Ben told the crowd that he always wanted to compose a patriotic song but when he encountered a songwriters’ block, he thought patriotically about singing about a girl, which resulted in the song, America. JT ended the main set with probably one of his most requested songs, Mexico (at least that’s what the audience was screaming the loudest).
A second standing ovation brought the band back for an encore in which JT and Ben concluded with two of JT’s biggest hits, Fire and Rain and How Sweet It Is.

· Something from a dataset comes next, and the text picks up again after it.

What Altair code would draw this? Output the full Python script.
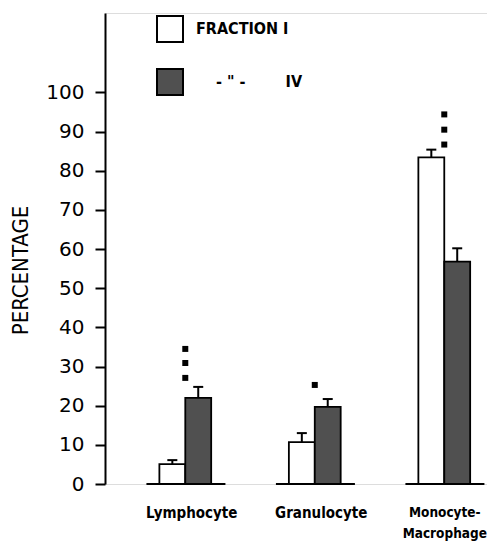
import altair as alt
import pandas as pd

# ---- data ----
categories = ["Lymphocyte", "Granulocyte", "Monocyte-Macrophage"]
fractions = ["FRACTION I", "IV"]
frac1_values = [5.1, 10.7, 83.4]
frac1_errors = [1.0, 2.3, 2.0]
frac4_values = [22.0, 19.7, 56.8]
frac4_errors = [2.8, 2.0, 3.4]
star_values = [[27.1, 30.9, 34.5], [25.3], [86.7, 90.5, 94.4]]
y_ticks = [0, 10, 20, 30, 40, 50, 60, 70, 80, 90, 100]

BAR_W = 0.2
rows = []
for i, cat in enumerate(categories):
    pos = i + 1
    for j, (vals, errs) in enumerate([(frac1_values, frac1_errors), (frac4_values, frac4_errors)]):
        x0 = pos - BAR_W + j * BAR_W
        rows.append(dict(category=cat, fraction=fractions[j], x0=x0, x1=x0 + BAR_W,
                         xm=x0 + BAR_W / 2, value=vals[i], base=0, top=vals[i] + errs[i]))
bars_df = pd.DataFrame(rows)

base_df = pd.DataFrame({
    "category": categories,
    "left": [i + 1 - 0.3 for i in range(len(categories))],
    "right": [i + 1 + 0.31 for i in range(len(categories))],
    "zero": [0] * len(categories),
})

star_rows = []
for i, sv in enumerate(star_values):
    for v in sv:
        star_rows.append(dict(pos=i + 1, value=v))
stars_df = pd.DataFrame(star_rows)

# label expression for the x axis (multi-line for the hyphenated name)
parts = []
multi_pos = []
for i, cat in enumerate(categories):
    if "-" in cat:
        a, b = cat.split("-", 1)
        lab = "['%s-', '%s']" % (a, b)
        multi_pos.append(i + 1)
    else:
        lab = "'%s'" % cat
    parts.append("datum.value == %d ? %s : " % (i + 1, lab))
label_expr = "".join(parts) + "''"
multi_test = " || ".join("datum.value == %d" % p for p in multi_pos)

xscale = alt.Scale(domain=[0.38, 3.33], nice=False, zero=False)
yscale = alt.Scale(domain=[0, 120.3], nice=False)

NB = "\u00a0"
legend_expr = ("datum.label == 'IV' ? '\u200b%s- \" -%sIV' : datum.label" % (NB * 4, NB * 8))

bars = alt.Chart(bars_df).mark_bar(stroke="black", strokeWidth=1.8).encode(
    x=alt.X("x0:Q", scale=xscale, axis=alt.Axis(
        values=[i + 1 for i in range(len(categories))], labelExpr=label_expr,
        domain=False, ticks=False, grid=False, title=None,
        labelFont="DejaVu Sans Condensed", labelFontWeight="bold",
        labelFontSize={"condition": {"test": multi_test, "value": 13.5}, "value": 15},
        labelOffset={"condition": {"test": multi_test, "value": 0}, "value": 6},
        labelColor="black", labelPadding=21, labelLineHeight=21,
        labelBaseline="top", labelFlush=False)),
    x2="x1:Q",
    y=alt.Y("value:Q", scale=yscale, axis=alt.Axis(
        values=y_ticks, grid=False, title="PERCENTAGE",
        domainColor="black", domainWidth=2, tickColor="black", tickWidth=2, tickSize=10,
        labelFont="DejaVu Sans", labelFontSize=20, labelColor="black", labelPadding=11,
        titleFont="DejaVu Sans Condensed", titleFontSize=22, titleFontWeight="normal",
        titleColor="black", titleAngle=270, titleX=-85, titleY=257,
        titleAlign="center", titleBaseline="middle")),
    y2="base:Q",
    fill=alt.Fill("fraction:N", scale=alt.Scale(domain=fractions, range=["white", "#505050"]),
                  legend=alt.Legend(
                      orient="none", legendX=51, legendY=2, title=None,
                      symbolType="square", symbolSize=676, symbolStrokeColor="black",
                      symbolStrokeWidth=2, symbolOpacity=1, rowPadding=19, labelOffset=12,
                      labelFont="DejaVu Sans Condensed", labelFontWeight="bold",
                      labelFontSize=16, labelColor="black", labelLimit=300,
                      labelExpr=legend_expr, padding=0)),
)

baselines = alt.Chart(base_df).mark_rule(color="black", strokeWidth=2).encode(
    x="left:Q", x2="right:Q", y="zero:Q")

err_rules = alt.Chart(bars_df).mark_rule(color="black", strokeWidth=2).encode(
    x="xm:Q", y="value:Q", y2="top:Q")

err_caps = alt.Chart(bars_df).mark_tick(color="black", orient="horizontal", size=10,
                                         thickness=2, opacity=1).encode(
    x="xm:Q", y="top:Q")

stars = alt.Chart(stars_df).mark_square(color="black", size=36, opacity=1, filled=True).encode(
    x="pos:Q", y="value:Q")

chart = alt.layer(bars, baselines, err_rules, err_caps, stars).properties(
    width=382, height=471,
    autosize=alt.AutoSizeParams(type="none"),
    padding={"left": 97, "top": 5, "right": 0, "bottom": 58},
).configure_view(stroke=None).configure(background="white")

chart.save("out.html", embed_options={"renderer": "svg", "actions": False})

In the movie Remember the Titans, Fire and Rain was the track that played after Bertier, the Titan’s star linebacker, was injured in an unexpected car accident following their team’s regional championship victory.
“Just yesterday morning, they let me know you were gone…”
I couldn’t help but think about the recent tragic death of the Fennville (Michigan) high school star athlete, Wes Leonard, who collapsed to his death a few seconds after making the winning lay-up to cap off a perfect 20-0 record for his basketball team. As Leonard’s hometown grieves the loss of one of their fallen heroes, Fire and Rain reminded us that life is fragile and moments such as this mild, winter evening in Grand Rapids, will always be remembered as the night James Taylor brought everything back home.
“Oh, I’ve seen fire and I’ve seen rain. I’ve seen sunny days that I thought would never end. I’ve seen lonely times when I could not find a friend. But I always thought I’d see you again.”